Wolverine #1 – I’m not sure how I feel about this issue. I’m not sure that Wolverine needs an ongoing series just yet, and I believe that with all the changes brought about by the move to Krakoa, any new X-Book needs to have a clear reason to exist. The first story in this very large first issue is basically a new issue of X-Force, with a focus on Wolverine, more than it is a Wolverine story. Logan is pulled into an investigation of the ways in which Krakoan flowers are being used as an illicit drug, and it opens with him believing he’s killed his teammates. Despite the lovely Adam Kubert artwork, I found this story a bit jarring (especially since Domino appears cured of the physical problems she’s currently experiencing in X-Force) and maybe not all that interesting. I liked the second story better, which has Logan looking into Omega Red’s recent activities when he comes to Krakoa looking for amnesty. It ignores the fact that Red was recently a part of the Weapon X book, working alongside Old Man Logan, but that’s fine. That ends up being a vampire story, which is a little strange, but as a solo Logan story, it worked a lot better. What I really don’t know is which of these two stories is getting continued in the next issue. Is this title going to run like the New Mutants title, alternating between two storylines, but featuring the same main character? Where do these stories fit in the continuity? Anyway, I’m going to give Ben Percy a few issues, because I’ve been preordering it, but I am not hooked yet. At the same time, Percy’s X-Force took me a few issues to get drawn into as well…

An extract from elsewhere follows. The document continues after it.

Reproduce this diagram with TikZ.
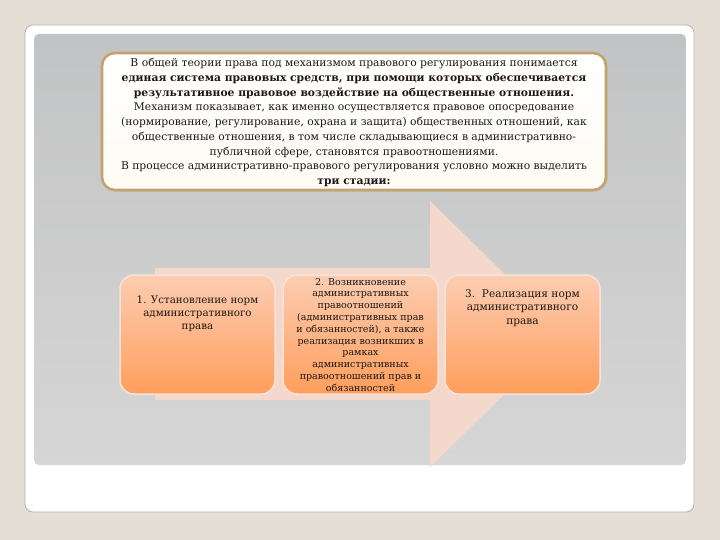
\documentclass[tikz,border=0pt]{standalone}
\usepackage{fontspec}
\setmainfont{DejaVu Serif}
\usetikzlibrary{shadows}
\definecolor{bgbeige}{HTML}{E4DED4}
\definecolor{cardedge}{HTML}{B4B0AA}
\definecolor{paneltop}{HTML}{C2C3C4}
\definecolor{panelbot}{HTML}{D6D6D6}
\definecolor{tanedge}{HTML}{C4A26C}
\definecolor{creamfill}{HTML}{FFFBF4}
\definecolor{arrowpeach}{HTML}{F4D8CC}
\definecolor{stagetop}{HTML}{FCCDB2}
\definecolor{stagebot}{HTML}{FF9E5C}
\definecolor{stageglow}{HTML}{F8E2D6}
\definecolor{inktext}{HTML}{1E1814}
\tikzset{
  introbox/.style={draw=tanedge, line width=2.6pt, rounded corners=13pt,
    top color=white, bottom color=creamfill,
    drop shadow={shadow xshift=1pt, shadow yshift=-1.5pt, opacity=0.25}},
  stagebox/.style={draw=stageglow, line width=1.5pt, rounded corners=14pt,
    top color=stagetop, bottom color=stagebot,
    minimum width=155pt, minimum height=119pt, inner sep=0pt},
  stagetext/.style={anchor=north, align=center, text=inktext, inner sep=0pt},
  introtext/.style={align=center, text=inktext, inner sep=0pt},
}
\begin{document}
\begin{tikzpicture}[x=1pt,y=-1pt]
\useasboundingbox (0,0) rectangle (720,540);
% background
\fill[bgbeige] (0,0) rectangle (720,540);
% white card
\draw[cardedge, line width=0.8pt, fill=white, rounded corners=8pt] (25,25) rectangle (694,512);
% gray panel
\shade[top color=paneltop, bottom color=panelbot, rounded corners=5pt] (34,34) rectangle (686,465);
% big arrow
\fill[arrowpeach] (155,268) -- (430,268) -- (430,201) -- (566,334) -- (430,467) -- (430,400) -- (155,400) -- cycle;
% intro box
\node[introbox, minimum width=504pt, minimum height=137pt] (intro) at (354,121.5) {};
\node[introtext, font=\fontsize{10.75}{14.75}\selectfont] (introtxt) at (354,122.5) {%
В общей теории права под механизмом правового регулирования понимается\\
\textbf{единая система правовых средств, при помощи которых обеспечивается}\\
\textbf{результативное правовое воздействие на общественные отношения.}\\
Механизм показывает, как именно осуществляется правовое опосредование\\
(нормирование, регулирование, охрана и защита) общественных отношений, как\\
общественные отношения, в том числе складывающиеся в административно-\\
публичной сфере, становятся правоотношениями.\\
В процессе административно-правового регулирования условно можно выделить\\
\textbf{три стадии:}};
% stage boxes
\node[stagebox] (s1) at (197.5,334.5) {};
\node[stagebox] (s2) at (360.5,334.5) {};
\node[stagebox] (s3) at (522.5,334.5) {};
\node[stagetext, font=\fontsize{10.3}{13}\selectfont] (t1) at ([yshift=-21pt]s1.north) {%
1. Установление норм\\административного\\права};
\node[stagetext, font=\fontsize{9.5}{11.8}\selectfont] (t2) at ([yshift=-3.5pt]s2.north) {%
2. Возникновение\\административных\\правоотношений\\(административных прав\\и обязанностей), а также\\реализация возникших в\\рамках\\административных\\правоотношений прав и\\обязанностей};
\node[stagetext, font=\fontsize{10.6}{13.6}\selectfont] (t3) at ([yshift=-15pt]s3.north) {%
3.\ \ Реализация норм\\административного\\права};
\end{tikzpicture}
\end{document}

Comics I Would Have Bought if Comics Weren’t So Expensive:
Atlantis Attacks #2
Fantastic Four #19
Manor Black TP
Teen Titans #39
Marvel Team-Up #1-3 – I quite enjoyed this fun and light story by Eve Ewing that has Spider-Man and Ms. Marvel pulling a Freaky Friday kinda thing, and body-swapping. Ewing has a good handle on both characters, and I come away from this a little more interested in the young hero event that Ewing has coming up (but, I guess, not so interested that I know its name).